I was exhausted when I got home. I spent the night resting, watching tv, and checking in with friends. I had to rest the whole next day, too. The following day I felt barely well enough to go out for groceries, then I collapsed on the couch when I got home. Still, the recovery wasn’t too bad.
I pushed myself. But I pushed myself carefully. I felt crappy some of the time but good most of the time and even great for a tiny bit. It will never be perfect, and right now that’s ok. I’m just thankful that I got to go at all. And I got to sit by the ocean.
Puppy cuddling, bright skies, family, and ocean views – sounds like a wonderful trip, even if you did have to push yourself at times. Not too long ago, you maybe wouldn’t have been able to take that trip at all. (I’d love to visit Maine someday – maybe once I’m retired, if my health holds out.)

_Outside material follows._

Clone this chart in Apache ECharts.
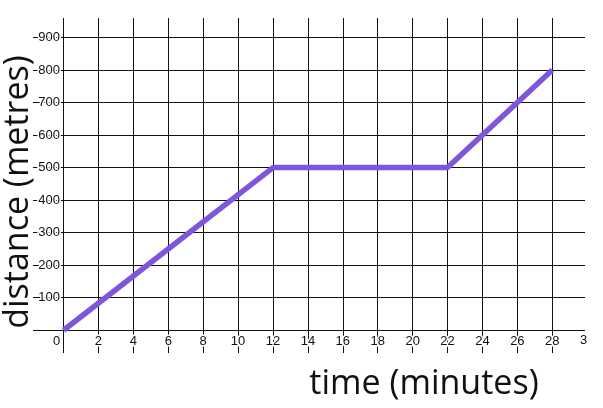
<!DOCTYPE html>
<html>
<head>
<meta charset="utf-8">
<script src="https://cdn.jsdelivr.net/npm/echarts@6/dist/echarts.min.js"></script>
<style>html,body{margin:0;padding:0;background:#fff;}#c{width:603px;height:408px;}</style>
</head>
<body>
<div id="c"></div>
<script>
// ---- data ----
const timeMinutes = [0, 12, 22, 28];
const distanceMetres = [0, 500, 500, 800];
const xTickLabels = [0, 2, 4, 6, 8, 10, 12, 14, 16, 18, 20, 22, 24, 26, 28];
const yTickLabels = [100, 200, 300, 400, 500, 600, 700, 800, 900];
const xAxisTitle = 'time (minutes)';
const yAxisTitle = 'distance (metres)';

const xMin = -1.75, xMax = 29.875;
const yMin = -70, yMax = 960;

const lineCol = '#111';
const xSplitColors = ['rgba(0,0,0,0)'].concat(xTickLabels.map(() => lineCol)).concat(['rgba(0,0,0,0)']);
const ySplitColors = ['rgba(0,0,0,0)', lineCol].concat(yTickLabels.map(() => lineCol)).concat(['rgba(0,0,0,0)']);

const labelBase = {
  color: '#111', fontFamily: 'Liberation Sans', fontSize: 13,
  textBorderColor: '#fff', textBorderWidth: 3
};

const chart = echarts.init(document.getElementById('c'), null, {renderer: 'canvas'});
chart.setOption({
  animation: false,
  backgroundColor: '#fff',
  grid: {left: 33, right: 18, top: 18, bottom: 55, containLabel: false, outerBoundsMode: 'none'},
  xAxis: {
    type: 'value', min: xMin, max: xMax, minInterval: 2, maxInterval: 2, splitNumber: 16,
    axisLine: {show: false}, axisTick: {show: false},
    splitLine: {show: true, lineStyle: {color: xSplitColors, width: 1}},
    axisLabel: Object.assign({}, labelBase, {
      inside: true, margin: 5,
      formatter: function (v) {
        if (xTickLabels.indexOf(v) < 0) return '';
        if (v === 0) return '{z|0}';
        return '{n|' + v + '}';
      },
      rich: {
        n: Object.assign({}, labelBase),
        z: Object.assign({}, labelBase, {padding: [0, 14, 0, 0], textBorderWidth: 0})
      }
    }),
    name: xAxisTitle, nameLocation: 'middle', nameGap: 14,
    nameTextStyle: {fontFamily: 'Open Sans', fontSize: 34, color: '#111', padding: [0, 0, 0, 230]}
  },
  yAxis: {
    type: 'value', min: yMin, max: yMax, minInterval: 100, maxInterval: 100, splitNumber: 11,
    axisLine: {show: false}, axisTick: {show: false},
    splitLine: {show: true, lineStyle: {color: ySplitColors, width: 1}},
    axisLabel: Object.assign({}, labelBase, {
      inside: true, margin: 27, align: 'right',
      formatter: function (v) { return yTickLabels.indexOf(v) < 0 ? '' : String(v); }
    })
  },
  graphic: [{
    type: 'text', left: 580, top: 334, silent: true,
    style: {text: '3', font: '13px "Liberation Sans"', fill: '#111'}
  }, {
    type: 'text', x: 18, y: 192, rotation: Math.PI / 2, silent: true,
    style: {text: yAxisTitle, font: '34px "Open Sans"', fill: '#111', align: 'center', verticalAlign: 'middle'}
  }],
  series: [{
    type: 'line',
    data: timeMinutes.map((t, i) => [t, distanceMetres[i]]),
    symbol: 'none',
    lineStyle: {color: '#7d56db', width: 5.5},
    z: 5
  }]
});
</script>
</body>
</html>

Thanks CM, and you’re right, it’s more than I could have done at other times, so I’m very appreciative of that! If you ever do visit Maine, please let me know where you end up 🙂 In the meantime, I hope you are able visit some more places that are closer to you.
I was amazed when I made it all the way to Pittsburgh (3-1/2 hour drive or so), and was able to do all the driving both ways. Even better, I was still able to walk when we got there! Granted, we only had to walk across the street to the restaurant, but it was up a slight hill – not too long ago, I wouldn’t have been able to manage it.
That’s fantastic! Congratulations! Go you!!! 🙂
What beautiful photos. You are right, it may have not been the greatest or what you would have wanted, but it could have been worse. When dealing with illnesses that stop us from doing all the normal things, we have to be more open to seeing the little joys we DO get to do and see. I hope your recovery is still on the up and up and that you are able to still find ways to travel to keep your heart and mind happy.
Thanks Ms. Mango! Travel is really limited for me but you’re right, I do get a lot of joy from the little things. And a single getaway means so much more these days.